You seed same number of cell into 96-well plates, treat with nanoparticles and incubate for 24-48 hours. Is it correct to observe more cell proliferation % with the 48 hour treated cells compared to the 24 hours. Treatment is the same.
It happened quite often also in my experiments when the concentration of the drug used is sublityc: only few cells die while the others keep proliferating. Probably you used an amount of nanoparticles not toxic to the cells so just a little part die while the rest will proliferate
I have a similar doubt.... I'm testing 3 different incubation times: 24h, 48h and 72h.

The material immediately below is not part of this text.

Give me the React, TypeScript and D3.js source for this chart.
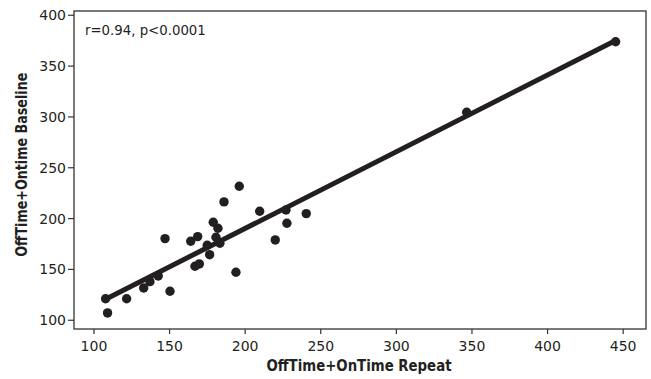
import React from "react";
import * as d3 from "d3";

const repeatValues = [107.7, 109.0, 121.6, 132.9, 137.0, 142.5, 147.0, 150.3, 164.0, 168.6, 166.8, 169.7, 174.9, 176.5, 178.9, 182.0, 180.7, 183.3, 186.0, 193.9, 196.1, 209.6, 219.9, 227.0, 227.6, 240.4, 346.5, 445.0];
const baselineValues = [121.2, 107.2, 121.2, 131.8, 138.0, 143.6, 180.3, 128.5, 177.7, 182.3, 153.1, 155.4, 173.8, 164.5, 196.4, 190.5, 181.6, 175.7, 216.4, 147.2, 231.8, 207.2, 179.0, 208.5, 195.4, 204.9, 304.6, 374.0];
const xTicks = [100, 150, 200, 250, 300, 350, 400, 450];
const yTicks = [100, 150, 200, 250, 300, 350, 400];
const annotation = "r=0.94, p<0.0001";
const xTitle = "OffTime+OnTime Repeat";
const yTitle = "OffTime+Ontime Baseline";

export default function App() {
  const W = 651, H = 379;
  const left = 74, right = 646, top = 11, bottom = 329;
  const x = d3.scaleLinear().domain([86.8, 465.1]).range([left, right]);
  const y = d3.scaleLinear().domain([91.4, 404.2]).range([bottom, top]);
  const pts = repeatValues.map((v, i) => [v, baselineValues[i]] as [number, number]);
  const mx = d3.mean(repeatValues)!, my = d3.mean(baselineValues)!;
  let sxy = 0, sxx = 0;
  pts.forEach(([a, b]) => { sxy += (a - mx) * (b - my); sxx += (a - mx) * (a - mx); });
  const slope = sxy / sxx, icpt = my - slope * mx;
  const x0 = d3.min(repeatValues)!, x1 = d3.max(repeatValues)!;
  const line = d3.line<number>().x(d => x(d)).y(d => y(icpt + slope * d));
  const font = "'DejaVu Sans', Verdana, sans-serif";
  const col = "#231f20";
  return (
    <svg width={W} height={H} style={{ position: "absolute", left: 0, top: 0, background: "#fff" }}>
      <rect x={left} y={top} width={right - left} height={bottom - top} fill="none" stroke="#333" strokeWidth={1.3} />
      {xTicks.map(t => (
        <g key={"x" + t}>
          <line x1={x(t)} x2={x(t)} y1={bottom} y2={bottom + 5} stroke="#333" strokeWidth={1.2} />
          <text x={x(t)} y={350.5} textAnchor="middle" fontFamily={font} fontSize={14} fill={col}>{t}</text>
        </g>
      ))}
      {yTicks.map(t => (
        <g key={"y" + t}>
          <line x1={left - 6} x2={left} y1={y(t)} y2={y(t)} stroke="#333" strokeWidth={1.2} />
          <text x={66} y={y(t) + 5} textAnchor="end" fontFamily={font} fontSize={14} fill={col}>{t}</text>
        </g>
      ))}
      <path d={line([x0, x1])!} stroke={col} strokeWidth={5} fill="none" />
      {pts.map(([a, b], i) => (
        <circle key={i} cx={x(a)} cy={y(b)} r={4.7} fill={col} />
      ))}
      <text x={85} y={35} fontFamily={font} fontSize={13.3} fill={col}>{annotation}</text>
      <text x={359} y={371} textAnchor="middle" fontFamily={font} fontWeight="bold" fontSize={15} fill={col} textLength={185} lengthAdjust="spacingAndGlyphs">{xTitle}</text>
      <text transform={`translate(26.5,164.7) rotate(-90)`} textAnchor="middle" fontFamily={font} fontWeight="bold" fontSize={15} fill={col} textLength={184} lengthAdjust="spacingAndGlyphs">{yTitle}</text>
    </svg>
  );
}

For 24h incubation, viability starts at 100% and maintain 100% even in higher concentrations, which means it has no toxicity effect on my cell.
For 48h incubation, viability starts and maintains at 60%. And, at 72% incubation starts at 20% and with the increasing of concentration the viability increases until 100% too. Can you explain me these results?
Hi Carolina, I would suggest at 24 h your material is still not taken up by the cells hence 100 % viability, confirmed as the viability is lowered with increase in incubation time (uptake of the material is observed after 48 h). The 72 h observation is a bit strange, viability increases to 100 % implying non-toxicity of the material.
@Rutu Patel its possible at 24 hrs the cells are not showing complete or full influence of the treatment. Yet at 48 hours the treatment effect is more pronounced, uptake into cells is attained compared to 24 hours. Trend looks good.